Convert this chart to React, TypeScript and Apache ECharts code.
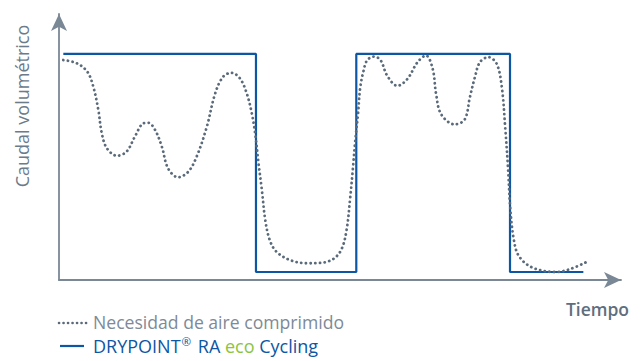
import React, { useEffect, useRef } from "react";
import * as echarts from "echarts";

// Compressed-air demand (dotted curve): time / flow values
const demandTime = [
  0.77, 3.15, 5.04, 6.1, 7.0, 7.6, 8.5, 10.3, 12.0, 13.5, 15.0, 15.9, 17.1, 18.3, 19.4, 21.2, 23.0, 24.5,
  26.3, 27.8, 29.2, 30.7, 32.2, 33.4, 34.3, 34.9, 35.5, 36.1, 36.7, 37.5, 38.7, 41.1, 44.1, 46.4, 48.8,
  50.3, 51.2, 51.8, 52.3, 52.7, 53.2, 53.6, 54.2, 54.8, 56.0, 57.2, 58.4, 60.2, 62.0, 63.8, 65.3, 66.5,
  67.1, 68.0, 70.4, 72.2, 73.1, 74.0, 74.9, 76.4, 77.9, 78.8, 79.4, 79.9, 80.3, 80.9, 81.8, 84.2, 88.4,
  90.8, 93.7,
];
const demandFlow = [
  82.7, 81.5, 78.3, 72.7, 63.9, 55.3, 49.6, 46.7, 48.2, 53.9, 58.9, 59.1, 56.4, 50.1, 42.0, 38.6, 40.7, 46.4,
  57.6, 70.2, 76.4, 77.9, 75.8, 70.2, 62.7, 55.2, 43.9, 33.8, 22.6, 15.0, 10.6, 7.5, 6.3, 6.4, 7.9,
  11.7, 19.2, 30.6, 42.0, 52.1, 62.3, 72.4, 78.7, 82.5, 84.0, 82.7, 76.8, 73.0, 75.6, 81.9, 84.4, 79.3,
  69.9, 62.3, 58.5, 60.4, 68.6, 76.2, 81.9, 83.8, 81.2, 72.4, 57.2, 42.0, 26.9, 15.5, 9.1, 4.7, 3.0,
  4.0, 6.6,
];

// DRYPOINT RA eco Cycling (step line)
const cycleTime = [0.77, 35.05, 35.05, 52.9, 52.9, 80.25, 80.25, 93.3];
const cycleFlow = [85, 85, 3, 3, 85, 85, 3, 3];

const yAxisTitle = "Caudal volumétrico";
const xAxisTitle = "Tiempo";
const legendDemand = "Necesidad de aire comprimido";
const legendCycling = ["DRYPOINT", "®", " RA ", "eco", " Cycling"];

const FONT = "'Open Sans', 'Noto Sans', sans-serif";
const AXIS_COLOR = "#7a8896";
const DOT_COLOR = "#5a6a7a";
const BLUE = "#0d56a3";
const GREEN = "#8cc43f";

export default function App() {
  const ref = useRef<HTMLDivElement>(null);

  useEffect(() => {
    if (!ref.current) return;
    const chart = echarts.init(ref.current, undefined, { renderer: "svg" });
    const demand = demandTime.map((t, i) => [t, demandFlow[i]]);
    const cycling = cycleTime.map((t, i) => [t, cycleFlow[i]]);

    chart.setOption({
      animation: false,
      grid: { left: 59, right: 22, top: 14, bottom: 81 },
      xAxis: {
        type: "value",
        min: 0,
        max: 100,
        axisLine: {
          show: true,
          symbol: ["none", "arrow"],
          symbolSize: [12, 17],
          lineStyle: { color: AXIS_COLOR, width: 1.8 },
        },
        axisTick: { show: false },
        axisLabel: { show: false },
        splitLine: { show: false },
      },
      yAxis: {
        type: "value",
        min: 0,
        max: 100,
        axisLine: {
          show: true,
          symbol: ["none", "arrow"],
          symbolSize: [12, 17],
          lineStyle: { color: AXIS_COLOR, width: 1.8 },
        },
        axisTick: { show: false },
        axisLabel: { show: false },
        splitLine: { show: false },
      },
      series: [
        {
          type: "line",
          data: cycling,
          symbol: "none",
          lineStyle: { color: BLUE, width: 2.2 },
          z: 2,
        },
        {
          type: "line",
          data: demand,
          symbol: "none",
          smooth: 0.35,
          lineStyle: { color: DOT_COLOR, width: 2.8, type: [0.1, 4.6], cap: "round" },
          z: 3,
        },
      ],
      graphic: [
        {
          type: "text",
          x: 22,
          y: 106,
          rotation: Math.PI / 2,
          style: {
            text: yAxisTitle,
            fill: "#6b7b8a",
            font: `500 18px ${FONT}`,
            align: "center",
            verticalAlign: "middle",
          },
        },
        {
          type: "text",
          x: 629,
          y: 309,
          style: {
            text: xAxisTitle,
            fill: "#5f6e7d",
            font: `600 17.5px ${FONT}`,
            align: "right",
            verticalAlign: "middle",
          },
        },
        {
          type: "line",
          shape: { x1: 59, y1: 323, x2: 88, y2: 323 },
          style: { stroke: DOT_COLOR, lineWidth: 2.6, lineDash: [0.1, 4.4], lineCap: "round" },
        },
        {
          type: "text",
          x: 93,
          y: 322,
          style: {
            text: legendDemand,
            fill: "#7d8a97",
            font: `17.6px ${FONT}`,
            align: "left",
            verticalAlign: "middle",
          },
        },
        {
          type: "line",
          shape: { x1: 60, y1: 346, x2: 84, y2: 346 },
          style: { stroke: BLUE, lineWidth: 2.2 },
        },
        {
          type: "text",
          x: 93,
          y: 346,
          style: {
            text:
              `{b|${legendCycling[0]}}{sup|${legendCycling[1]}}{b|${legendCycling[2]}}` +
              `{g|${legendCycling[3]}}{b|${legendCycling[4]}}`,
            align: "left",
            verticalAlign: "middle",
            rich: {
              b: { fill: BLUE, font: `18px ${FONT}`, lineHeight: 22 },
              sup: { fill: BLUE, font: `11.5px ${FONT}`, verticalAlign: "top", lineHeight: 22, padding: [0, 2, 9, 1] },
              g: { fill: GREEN, font: `18px ${FONT}`, lineHeight: 22 },
            },
          },
        },
      ],
    });
    return () => chart.dispose();
  }, []);

  return (
    <div
      ref={ref}
      style={{ position: "fixed", left: 0, top: 0, width: 643, height: 361, background: "#fff" }}
    />
  );
}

◇ ◇ ◇ ◇ ◇ ◇ ◇

▶ _What the exercise asks_: Please extract exactly the lines of the data, from the first through the line containing "import * as", and add no pictures to the copy.

▶ _Expected answer_:
Convert this chart to React, TypeScript and Apache ECharts code.
import React, { useEffect, useRef } from "react";
import * as echarts from "echarts";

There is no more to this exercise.